╔══
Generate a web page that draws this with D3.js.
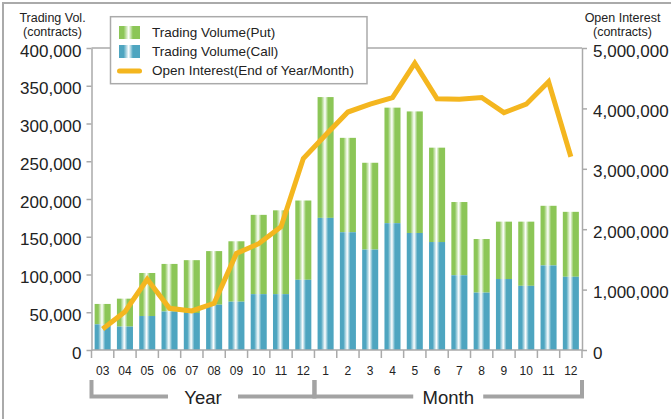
<!DOCTYPE html>
<html>
<head>
<meta charset="utf-8">
<script src="https://cdn.jsdelivr.net/npm/d3@7/dist/d3.min.js"></script>
<style>
  body { margin: 0; background: #fff; }
  svg { display: block; font-family: "Liberation Sans", Arial, sans-serif; }
</style>
</head>
<body>
<svg id="chart" width="671" height="419"></svg>
<script>
'use strict';

// categories: 10 years then 12 months
var categories = ['03', '04', '05', '06', '07', '08', '09', '10', '11', '12',
                  '1', '2', '3', '4', '5', '6', '7', '8', '9', '10', '11', '12'];
var callVolume = [34000, 31000, 45000, 51000, 49000, 60000, 64000, 74000, 74000, 93000,
                  175000, 156000, 133000, 168000, 155000, 143000, 99000, 76000, 94000, 85000, 112000, 97000];
var putVolume = [27000, 37000, 57000, 63000, 70000, 71000, 80000, 105000, 111000, 105000,
                 160000, 125000, 115000, 153000, 161000, 125000, 97000, 71000, 76000, 85000, 79000, 86000];
var openInterest = [348000, 634000, 1170000, 690000, 646000, 773000, 1600000, 1760000, 2040000, 3170000,
                    3560000, 3940000, 4070000, 4180000, 4750000, 4160000, 4150000, 4180000, 3930000, 4070000, 4440000, 3200000];
var leftTicks = [0, 50000, 100000, 150000, 200000, 250000, 300000, 350000, 400000];
var rightTicks = [0, 1000000, 2000000, 3000000, 4000000, 5000000];
var groups = [{label: 'Year', from: 0, to: 10}, {label: 'Month', from: 10, to: 22}];

var GREEN = '#8cc657', BLUE = '#4ea5c0', ORANGE = '#f4b61f', GREY = '#aaaaaa';

var svg = d3.select('#chart');
var plotL = 91.5, plotR = 582, plotT = 48, plotB = 350;

var x = d3.scaleBand().domain(d3.range(categories.length)).range([plotL, plotR])
  .paddingInner(0.28).paddingOuter(0.14);
var yLeft = d3.scaleLinear().domain([0, 400000]).range([plotB, plotT]);
var yRight = d3.scaleLinear().domain([0, 5000000]).range([plotB, plotT]);
var fmt = d3.format(',');

// outer frame (cut by the picture edge on right/bottom)
svg.append('rect').attr('x', 3).attr('y', 3).attr('width', 700).attr('height', 450)
  .attr('fill', 'none').attr('stroke', GREY).attr('stroke-width', 2);

// gradients for the bars
var defs = svg.append('defs');
function stripe(id, color) {
  var g = defs.append('linearGradient').attr('id', id)
    .attr('x1', '0%').attr('x2', '100%').attr('y1', '0%').attr('y2', '0%');
  [[0, color], [0.22, color], [0.46, '#ffffff'], [0.66, color], [1, color]].forEach(function(s) {
    g.append('stop').attr('offset', s[0]).attr('stop-color', s[1]);
  });
}
stripe('gPut', GREEN);
stripe('gCall', BLUE);

// top frame line
svg.append('line').attr('x1', plotL).attr('x2', plotR).attr('y1', plotT).attr('y2', plotT)
  .attr('stroke', GREY).attr('stroke-width', 1.5);

// bars
var idx = d3.range(categories.length);
svg.append('g').selectAll('rect').data(idx).join('rect')
  .attr('x', function(i) { return x(i); })
  .attr('width', x.bandwidth())
  .attr('y', function(i) { return yLeft(callVolume[i] + putVolume[i]); })
  .attr('height', function(i) { return yLeft(callVolume[i]) - yLeft(callVolume[i] + putVolume[i]); })
  .attr('fill', 'url(#gPut)');
svg.append('g').selectAll('rect').data(idx).join('rect')
  .attr('x', function(i) { return x(i); })
  .attr('width', x.bandwidth())
  .attr('y', function(i) { return yLeft(callVolume[i]); })
  .attr('height', function(i) { return plotB - yLeft(callVolume[i]); })
  .attr('fill', 'url(#gCall)');

// axes
function styleAxis(g) {
  g.select('.domain').attr('stroke', GREY).attr('stroke-width', 1.5);
  g.selectAll('.tick line').attr('stroke', GREY).attr('stroke-width', 1.5);
  g.selectAll('.tick text').attr('fill', '#222').attr('font-size', 17)
    .attr('font-family', '"Liberation Sans", Arial, sans-serif').attr('dy', '0.48em');
}
svg.append('g').attr('transform', 'translate(' + plotL + ',0)')
  .call(d3.axisLeft(yLeft).tickValues(leftTicks).tickFormat(fmt).tickSize(5).tickPadding(5).tickSizeOuter(0))
  .call(styleAxis);
svg.append('g').attr('transform', 'translate(' + plotR + ',0)')
  .call(d3.axisRight(yRight).tickValues(rightTicks).tickFormat(fmt).tickSize(5).tickPadding(6).tickSizeOuter(0))
  .call(styleAxis);

// x axis line with ticks at band boundaries
var xa = svg.append('g');
xa.append('line').attr('x1', plotL).attr('x2', plotR).attr('y1', plotB).attr('y2', plotB)
  .attr('stroke', GREY).attr('stroke-width', 1.5);
xa.selectAll('line.tk').data(d3.range(categories.length + 1)).join('line').attr('class', 'tk')
  .attr('x1', function(i) { return plotL + i * x.step(); })
  .attr('x2', function(i) { return plotL + i * x.step(); })
  .attr('y1', plotB).attr('y2', plotB + 8)
  .attr('stroke', GREY).attr('stroke-width', 1.5);
xa.selectAll('text').data(idx).join('text')
  .attr('x', function(i) { return x(i) + x.bandwidth() / 2; })
  .attr('y', 375).attr('text-anchor', 'middle').attr('font-size', 12).attr('fill', '#222')
  .text(function(i) { return categories[i]; });

// group brackets
var by = 396.5, gap = 35;
groups.forEach(function(gr) {
  var x0 = plotL + gr.from * x.step(), x1 = plotL + gr.to * x.step(), mid = (x0 + x1) / 2;
  svg.append('path')
    .attr('d', 'M' + x0 + ',380V' + by + 'H' + (mid - gap) + 'M' + (mid + gap) + ',' + by + 'H' + x1 + 'V380')
    .attr('fill', 'none').attr('stroke', '#a3a3a3').attr('stroke-width', 4);
  svg.append('text').attr('x', mid).attr('y', 403.5).attr('text-anchor', 'middle')
    .attr('font-size', 18.5).attr('fill', '#222').text(gr.label);
});

// open interest line
var line = d3.line()
  .x(function(d, i) { return x(i) + x.bandwidth() / 2; })
  .y(function(d) { return yRight(d); });
svg.append('path').datum(openInterest).attr('d', line)
  .attr('fill', 'none').attr('stroke', ORANGE).attr('stroke-width', 5)
  .attr('stroke-linejoin', 'miter');

// axis titles
[['Trading Vol.', '(contracts)', 52.5], ['Open Interest', '(contracts)', 622.5]].forEach(function(t) {
  var tx = svg.append('text').attr('text-anchor', 'middle').attr('font-size', 12.5).attr('fill', '#222');
  tx.append('tspan').attr('x', t[2]).attr('y', 21.5).text(t[0]);
  tx.append('tspan').attr('x', t[2]).attr('y', 35.5).text(t[1]);
});

// legend
var lg = svg.append('g');
lg.append('rect').attr('x', 110.5).attr('y', 16.7).attr('width', 256.5).attr('height', 67)
  .attr('fill', '#fff').attr('stroke', GREY).attr('stroke-width', 1.5);
lg.append('rect').attr('x', 119).attr('y', 26).attr('width', 21).attr('height', 13).attr('fill', 'url(#gPut)');
lg.append('rect').attr('x', 119).attr('y', 45).attr('width', 21).attr('height', 13).attr('fill', 'url(#gCall)');
lg.append('line').attr('x1', 119.5).attr('x2', 139.5).attr('y1', 71).attr('y2', 71)
  .attr('stroke', ORANGE).attr('stroke-width', 5).attr('stroke-linecap', 'round');
['Trading Volume(Put)', 'Trading Volume(Call)', 'Open Interest(End of Year/Month)'].forEach(function(s, i) {
  lg.append('text').attr('x', 152).attr('y', 36.5 + i * 19).attr('font-size', 13.5).attr('fill', '#222').text(s);
});
</script>
</body>
</html>
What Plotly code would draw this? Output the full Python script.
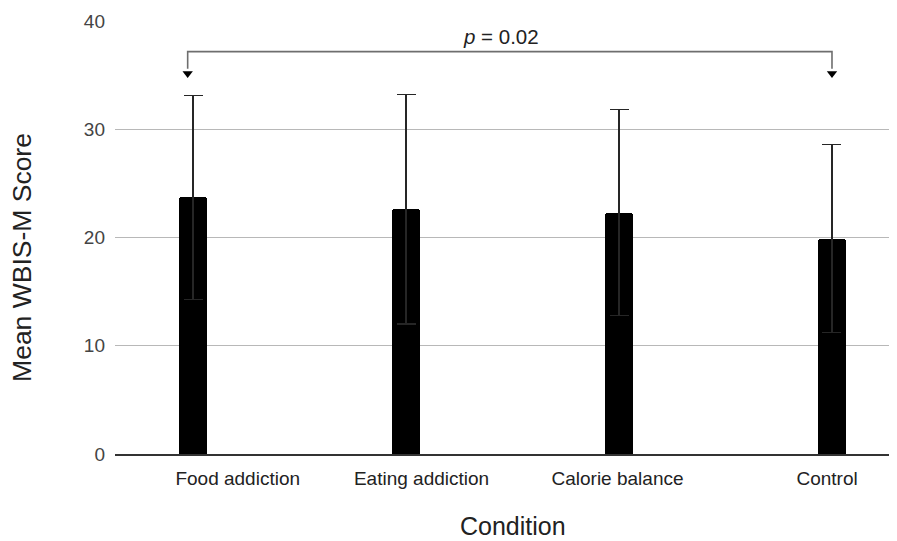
import plotly.graph_objects as go

categories = ["Food addiction", "Eating addiction", "Calorie balance", "Control"]
mean_scores = [23.7, 22.6, 22.3, 19.9]
sd_scores = [9.4, 10.6, 9.5, 8.7]
y_ticks = [0, 10, 20, 30, 40]
p_label = "<i>p</i> = 0.02"

FONT = "Liberation Sans, Arial, Helvetica, sans-serif"

x_idx = list(range(len(categories)))
label_pos = [0.21, 1.073, 1.993, 2.977]

fig = go.Figure()
fig.add_trace(go.Bar(
    x=x_idx, y=mean_scores, width=0.132,
    marker=dict(color="black", line=dict(width=0), cornerradius=3),
    error_y=dict(type="data", array=sd_scores, visible=True,
                 color="#262626", thickness=1.4, width=9.5),
    showlegend=False,
))

# significance bracket
xl, xr = -0.025, 3.0
ytop, ybot = 37.17, 35.6
fig.add_shape(type="path",
              path=f"M {xl} {ybot} L {xl} {ytop} L {xr} {ytop} L {xr} {ybot}",
              line=dict(color="#6e6e6e", width=1.6), xref="x", yref="y")
fig.add_trace(go.Scatter(
    x=[xl, xr], y=[35.15, 35.15], mode="markers",
    marker=dict(symbol="triangle-down", size=9, color="black"),
    showlegend=False, hoverinfo="skip",
))

fig.add_annotation(x=(xl + xr) / 2 - 0.04, y=38.6, xref="x", yref="y",
                   text=p_label, showarrow=False,
                   font=dict(family=FONT, size=20.5, color="#222"),
                   xanchor="center", yanchor="middle")

fig.add_annotation(x=-0.119, y=0.455, xref="paper", yref="paper",
                   text="Mean WBIS-M Score", textangle=-90, showarrow=False,
                   font=dict(family=FONT, size=26.5, color="#222"),
                   xanchor="center", yanchor="middle")
fig.add_annotation(x=0.509, y=-0.166, xref="paper", yref="paper",
                   text="Condition", showarrow=False,
                   font=dict(family=FONT, size=25, color="#222"),
                   xanchor="center", yanchor="middle")

fig.update_layout(
    width=889, height=533,
    margin=dict(l=107, r=0, t=13, b=87),
    paper_bgcolor="white", plot_bgcolor="white",
    font=dict(family=FONT),
    bargap=0,
)
fig.update_xaxes(
    range=[-0.3662, 3.3052], tickmode="array",
    tickvals=label_pos, ticktext=categories,
    tickfont=dict(family=FONT, size=19, color="#222"),
    showgrid=False, zeroline=False, showline=True,
    linecolor="#333", linewidth=1.6, ticks="", ticklabelstandoff=6,
)
fig.update_yaxes(
    range=[0, 40], tickmode="array", tickvals=y_ticks,
    tickfont=dict(family=FONT, size=19, color="#444"),
    showgrid=True, gridcolor="#b8b8b8", gridwidth=1.4,
    zeroline=False, showline=False, ticks="", ticklabelstandoff=9,
)

fig.write_html("out.html")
╚══
# THE PROBLEM
All lines above starting at the one with "What Plotly code" and ending at the one with "label_pos = [0.21, 1.073, 1.993, 2.977]", inclusive, are to be printed again exactly, with the pictures left out.

# EXPECTED ANSWER
What Plotly code would draw this? Output the full Python script.
import plotly.graph_objects as go

categories = ["Food addiction", "Eating addiction", "Calorie balance", "Control"]
mean_scores = [23.7, 22.6, 22.3, 19.9]
sd_scores = [9.4, 10.6, 9.5, 8.7]
y_ticks = [0, 10, 20, 30, 40]
p_label = "<i>p</i> = 0.02"

FONT = "Liberation Sans, Arial, Helvetica, sans-serif"

x_idx = list(range(len(categories)))
label_pos = [0.21, 1.073, 1.993, 2.977]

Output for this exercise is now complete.